REQUEST ::
Retype the run of lines that opens with the line containing "Write the matplotlib code for this chart." and closes with the line containing "return 2 **", exactly and inclusively, but skip the pictures.

MATERIAL ::
========================================================================
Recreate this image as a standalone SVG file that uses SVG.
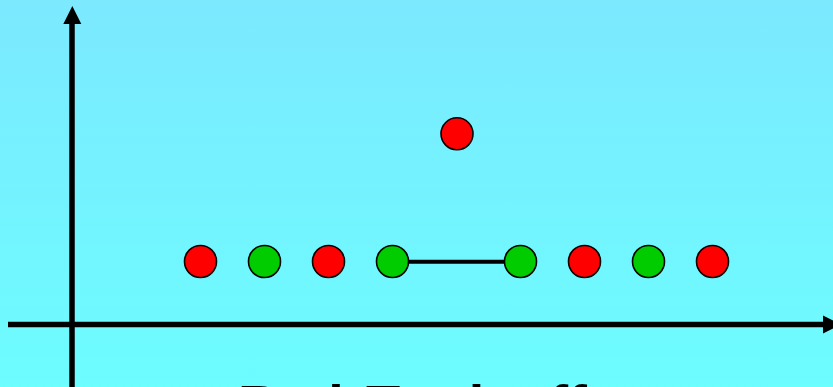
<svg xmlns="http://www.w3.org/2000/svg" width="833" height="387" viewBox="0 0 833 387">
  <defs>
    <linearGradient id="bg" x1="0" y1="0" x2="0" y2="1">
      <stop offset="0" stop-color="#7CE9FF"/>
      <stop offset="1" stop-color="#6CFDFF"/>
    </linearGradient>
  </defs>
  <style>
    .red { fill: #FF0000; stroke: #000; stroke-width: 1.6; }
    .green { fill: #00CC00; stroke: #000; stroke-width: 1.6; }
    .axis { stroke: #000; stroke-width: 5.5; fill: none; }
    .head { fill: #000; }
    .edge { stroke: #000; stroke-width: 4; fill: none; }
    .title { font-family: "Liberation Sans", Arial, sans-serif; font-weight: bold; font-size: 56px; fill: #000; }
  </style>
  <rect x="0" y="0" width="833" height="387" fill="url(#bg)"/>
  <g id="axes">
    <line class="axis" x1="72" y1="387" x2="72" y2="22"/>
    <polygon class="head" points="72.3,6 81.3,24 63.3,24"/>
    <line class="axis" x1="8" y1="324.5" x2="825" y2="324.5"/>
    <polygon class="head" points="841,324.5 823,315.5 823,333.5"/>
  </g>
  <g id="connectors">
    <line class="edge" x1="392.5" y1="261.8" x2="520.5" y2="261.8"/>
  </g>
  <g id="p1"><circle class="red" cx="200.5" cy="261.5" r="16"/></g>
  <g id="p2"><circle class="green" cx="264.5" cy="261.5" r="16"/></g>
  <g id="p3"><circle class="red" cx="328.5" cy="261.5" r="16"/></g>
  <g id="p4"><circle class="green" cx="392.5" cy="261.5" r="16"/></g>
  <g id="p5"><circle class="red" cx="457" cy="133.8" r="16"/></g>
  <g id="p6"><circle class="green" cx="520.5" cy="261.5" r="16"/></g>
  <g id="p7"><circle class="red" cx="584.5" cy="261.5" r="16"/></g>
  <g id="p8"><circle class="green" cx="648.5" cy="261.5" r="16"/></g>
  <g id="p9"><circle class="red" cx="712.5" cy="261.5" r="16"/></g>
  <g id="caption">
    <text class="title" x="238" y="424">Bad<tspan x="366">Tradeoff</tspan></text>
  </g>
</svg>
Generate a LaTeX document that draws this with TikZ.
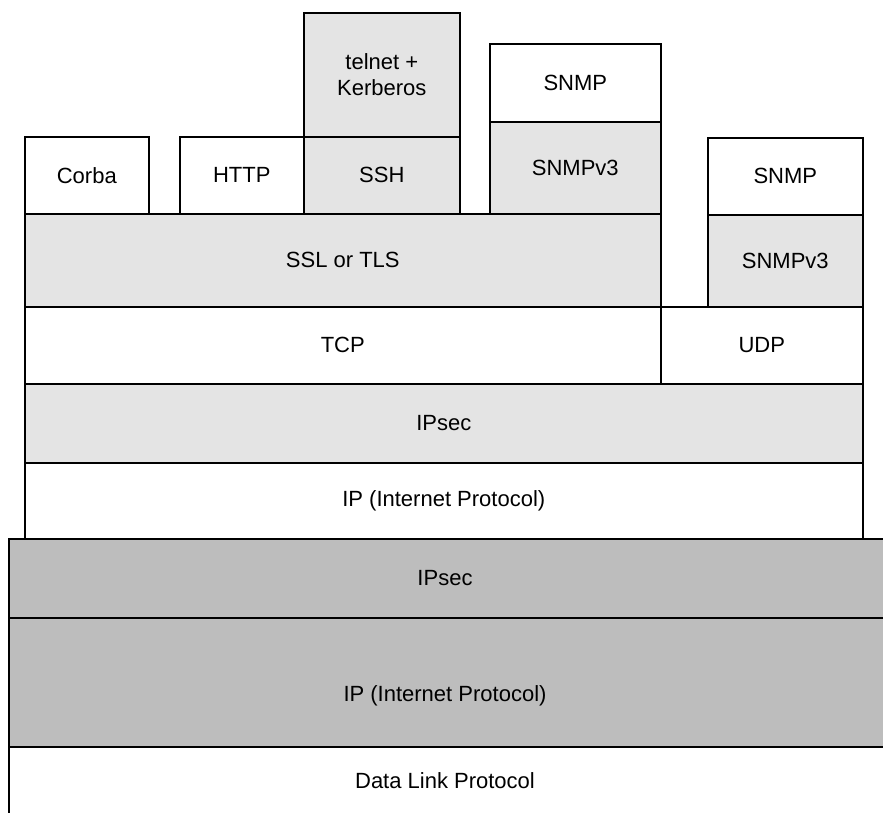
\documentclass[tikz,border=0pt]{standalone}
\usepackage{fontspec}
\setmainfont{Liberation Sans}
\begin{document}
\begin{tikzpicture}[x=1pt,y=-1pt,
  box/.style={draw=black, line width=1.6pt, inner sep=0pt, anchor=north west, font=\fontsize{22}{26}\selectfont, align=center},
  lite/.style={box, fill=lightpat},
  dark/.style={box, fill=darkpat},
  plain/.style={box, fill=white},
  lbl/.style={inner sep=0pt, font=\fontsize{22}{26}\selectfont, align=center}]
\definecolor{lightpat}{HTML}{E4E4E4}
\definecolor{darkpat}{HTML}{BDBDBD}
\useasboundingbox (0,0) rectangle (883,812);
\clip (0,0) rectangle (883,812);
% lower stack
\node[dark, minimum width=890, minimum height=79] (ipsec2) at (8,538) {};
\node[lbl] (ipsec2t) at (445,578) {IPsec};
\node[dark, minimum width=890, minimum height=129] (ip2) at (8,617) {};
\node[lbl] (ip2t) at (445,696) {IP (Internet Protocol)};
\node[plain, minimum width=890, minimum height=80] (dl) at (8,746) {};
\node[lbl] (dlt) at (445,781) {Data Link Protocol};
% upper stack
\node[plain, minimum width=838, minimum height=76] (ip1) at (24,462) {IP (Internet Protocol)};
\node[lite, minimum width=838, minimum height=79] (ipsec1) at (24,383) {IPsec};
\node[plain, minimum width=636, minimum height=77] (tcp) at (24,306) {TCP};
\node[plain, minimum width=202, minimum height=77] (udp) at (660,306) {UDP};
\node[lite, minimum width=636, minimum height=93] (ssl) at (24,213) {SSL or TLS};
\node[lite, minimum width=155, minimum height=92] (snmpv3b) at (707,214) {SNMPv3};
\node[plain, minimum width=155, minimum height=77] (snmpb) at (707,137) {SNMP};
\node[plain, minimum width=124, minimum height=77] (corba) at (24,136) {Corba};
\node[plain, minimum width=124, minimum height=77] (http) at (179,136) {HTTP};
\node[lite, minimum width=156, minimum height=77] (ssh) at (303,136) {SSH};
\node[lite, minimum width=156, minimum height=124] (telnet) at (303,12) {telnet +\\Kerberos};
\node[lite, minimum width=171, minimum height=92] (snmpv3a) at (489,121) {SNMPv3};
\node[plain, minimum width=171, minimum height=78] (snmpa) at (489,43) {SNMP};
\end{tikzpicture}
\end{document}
========================================================================
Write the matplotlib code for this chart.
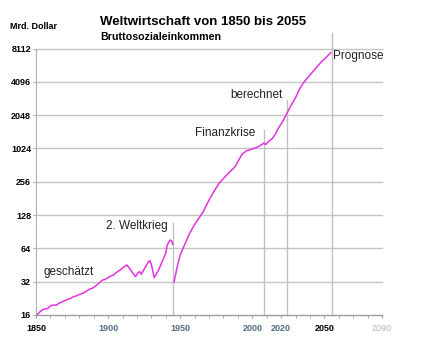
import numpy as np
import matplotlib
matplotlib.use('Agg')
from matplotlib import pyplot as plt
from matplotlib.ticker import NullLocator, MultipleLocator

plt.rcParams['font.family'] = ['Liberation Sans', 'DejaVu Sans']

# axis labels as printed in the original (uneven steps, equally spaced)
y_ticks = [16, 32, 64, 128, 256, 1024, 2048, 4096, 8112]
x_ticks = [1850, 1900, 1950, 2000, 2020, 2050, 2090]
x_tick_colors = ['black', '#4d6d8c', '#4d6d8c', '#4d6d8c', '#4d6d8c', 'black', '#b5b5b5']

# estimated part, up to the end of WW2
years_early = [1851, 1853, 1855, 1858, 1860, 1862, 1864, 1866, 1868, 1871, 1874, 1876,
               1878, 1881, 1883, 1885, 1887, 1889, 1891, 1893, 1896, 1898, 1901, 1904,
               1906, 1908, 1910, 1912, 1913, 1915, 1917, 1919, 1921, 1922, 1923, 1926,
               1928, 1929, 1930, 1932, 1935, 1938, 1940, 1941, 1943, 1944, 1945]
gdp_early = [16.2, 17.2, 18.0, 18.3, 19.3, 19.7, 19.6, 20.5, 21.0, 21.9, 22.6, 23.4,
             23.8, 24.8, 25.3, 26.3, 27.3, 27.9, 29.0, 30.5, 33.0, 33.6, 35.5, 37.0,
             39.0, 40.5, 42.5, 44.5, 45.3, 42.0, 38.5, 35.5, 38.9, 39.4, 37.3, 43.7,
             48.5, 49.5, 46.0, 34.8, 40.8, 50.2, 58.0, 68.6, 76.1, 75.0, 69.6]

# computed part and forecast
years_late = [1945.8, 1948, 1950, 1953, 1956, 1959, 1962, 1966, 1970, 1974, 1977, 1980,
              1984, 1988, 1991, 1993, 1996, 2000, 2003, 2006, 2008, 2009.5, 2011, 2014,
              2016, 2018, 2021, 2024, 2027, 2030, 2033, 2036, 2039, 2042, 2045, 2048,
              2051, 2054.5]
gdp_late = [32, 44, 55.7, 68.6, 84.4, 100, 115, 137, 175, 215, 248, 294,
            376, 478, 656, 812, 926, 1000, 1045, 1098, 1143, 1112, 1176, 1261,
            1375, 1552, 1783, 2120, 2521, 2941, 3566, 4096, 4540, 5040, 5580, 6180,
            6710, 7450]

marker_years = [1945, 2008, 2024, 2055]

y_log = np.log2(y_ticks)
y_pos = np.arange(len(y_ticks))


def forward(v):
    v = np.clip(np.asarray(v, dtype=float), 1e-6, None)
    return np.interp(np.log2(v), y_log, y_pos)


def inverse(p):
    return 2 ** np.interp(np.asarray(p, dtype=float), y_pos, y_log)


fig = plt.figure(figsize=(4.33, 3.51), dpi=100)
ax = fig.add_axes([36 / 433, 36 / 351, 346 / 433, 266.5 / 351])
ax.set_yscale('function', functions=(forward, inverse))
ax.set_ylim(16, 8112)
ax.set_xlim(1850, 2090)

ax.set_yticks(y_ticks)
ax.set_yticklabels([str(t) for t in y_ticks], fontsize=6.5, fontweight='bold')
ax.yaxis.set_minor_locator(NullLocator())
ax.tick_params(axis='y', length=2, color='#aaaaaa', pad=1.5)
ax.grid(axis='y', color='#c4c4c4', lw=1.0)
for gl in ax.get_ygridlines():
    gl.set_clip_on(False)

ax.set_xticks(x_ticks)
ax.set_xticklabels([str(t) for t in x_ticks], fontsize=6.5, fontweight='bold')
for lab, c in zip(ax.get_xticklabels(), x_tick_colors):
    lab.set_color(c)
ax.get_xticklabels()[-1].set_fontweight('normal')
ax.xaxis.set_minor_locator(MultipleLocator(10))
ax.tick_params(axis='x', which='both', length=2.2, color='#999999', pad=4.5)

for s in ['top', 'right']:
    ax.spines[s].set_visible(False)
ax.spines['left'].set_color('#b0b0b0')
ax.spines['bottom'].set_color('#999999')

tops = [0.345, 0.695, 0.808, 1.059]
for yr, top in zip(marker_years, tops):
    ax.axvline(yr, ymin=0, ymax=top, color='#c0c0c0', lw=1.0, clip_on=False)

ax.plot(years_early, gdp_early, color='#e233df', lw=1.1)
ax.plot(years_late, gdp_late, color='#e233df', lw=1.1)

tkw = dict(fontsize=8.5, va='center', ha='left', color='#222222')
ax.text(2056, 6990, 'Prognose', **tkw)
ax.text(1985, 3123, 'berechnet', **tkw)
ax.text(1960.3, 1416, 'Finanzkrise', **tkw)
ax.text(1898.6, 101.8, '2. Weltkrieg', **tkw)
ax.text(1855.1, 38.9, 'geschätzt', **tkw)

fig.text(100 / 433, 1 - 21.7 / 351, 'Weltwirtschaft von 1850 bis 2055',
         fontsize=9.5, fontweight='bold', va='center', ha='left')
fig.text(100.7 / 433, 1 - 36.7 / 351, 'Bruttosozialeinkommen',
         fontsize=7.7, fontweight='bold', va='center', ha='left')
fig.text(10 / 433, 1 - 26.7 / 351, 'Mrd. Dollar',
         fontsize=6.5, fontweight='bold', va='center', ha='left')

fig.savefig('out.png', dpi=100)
========================================================================
WORKED SOLUTION ::
Write the matplotlib code for this chart.
import numpy as np
import matplotlib
matplotlib.use('Agg')
from matplotlib import pyplot as plt
from matplotlib.ticker import NullLocator, MultipleLocator

plt.rcParams['font.family'] = ['Liberation Sans', 'DejaVu Sans']

# axis labels as printed in the original (uneven steps, equally spaced)
y_ticks = [16, 32, 64, 128, 256, 1024, 2048, 4096, 8112]
x_ticks = [1850, 1900, 1950, 2000, 2020, 2050, 2090]
x_tick_colors = ['black', '#4d6d8c', '#4d6d8c', '#4d6d8c', '#4d6d8c', 'black', '#b5b5b5']

# estimated part, up to the end of WW2
years_early = [1851, 1853, 1855, 1858, 1860, 1862, 1864, 1866, 1868, 1871, 1874, 1876,
               1878, 1881, 1883, 1885, 1887, 1889, 1891, 1893, 1896, 1898, 1901, 1904,
               1906, 1908, 1910, 1912, 1913, 1915, 1917, 1919, 1921, 1922, 1923, 1926,
               1928, 1929, 1930, 1932, 1935, 1938, 1940, 1941, 1943, 1944, 1945]
gdp_early = [16.2, 17.2, 18.0, 18.3, 19.3, 19.7, 19.6, 20.5, 21.0, 21.9, 22.6, 23.4,
             23.8, 24.8, 25.3, 26.3, 27.3, 27.9, 29.0, 30.5, 33.0, 33.6, 35.5, 37.0,
             39.0, 40.5, 42.5, 44.5, 45.3, 42.0, 38.5, 35.5, 38.9, 39.4, 37.3, 43.7,
             48.5, 49.5, 46.0, 34.8, 40.8, 50.2, 58.0, 68.6, 76.1, 75.0, 69.6]

# computed part and forecast
years_late = [1945.8, 1948, 1950, 1953, 1956, 1959, 1962, 1966, 1970, 1974, 1977, 1980,
              1984, 1988, 1991, 1993, 1996, 2000, 2003, 2006, 2008, 2009.5, 2011, 2014,
              2016, 2018, 2021, 2024, 2027, 2030, 2033, 2036, 2039, 2042, 2045, 2048,
              2051, 2054.5]
gdp_late = [32, 44, 55.7, 68.6, 84.4, 100, 115, 137, 175, 215, 248, 294,
            376, 478, 656, 812, 926, 1000, 1045, 1098, 1143, 1112, 1176, 1261,
            1375, 1552, 1783, 2120, 2521, 2941, 3566, 4096, 4540, 5040, 5580, 6180,
            6710, 7450]

marker_years = [1945, 2008, 2024, 2055]

y_log = np.log2(y_ticks)
y_pos = np.arange(len(y_ticks))


def forward(v):
    v = np.clip(np.asarray(v, dtype=float), 1e-6, None)
    return np.interp(np.log2(v), y_log, y_pos)


def inverse(p):
    return 2 ** np.interp(np.asarray(p, dtype=float), y_pos, y_log)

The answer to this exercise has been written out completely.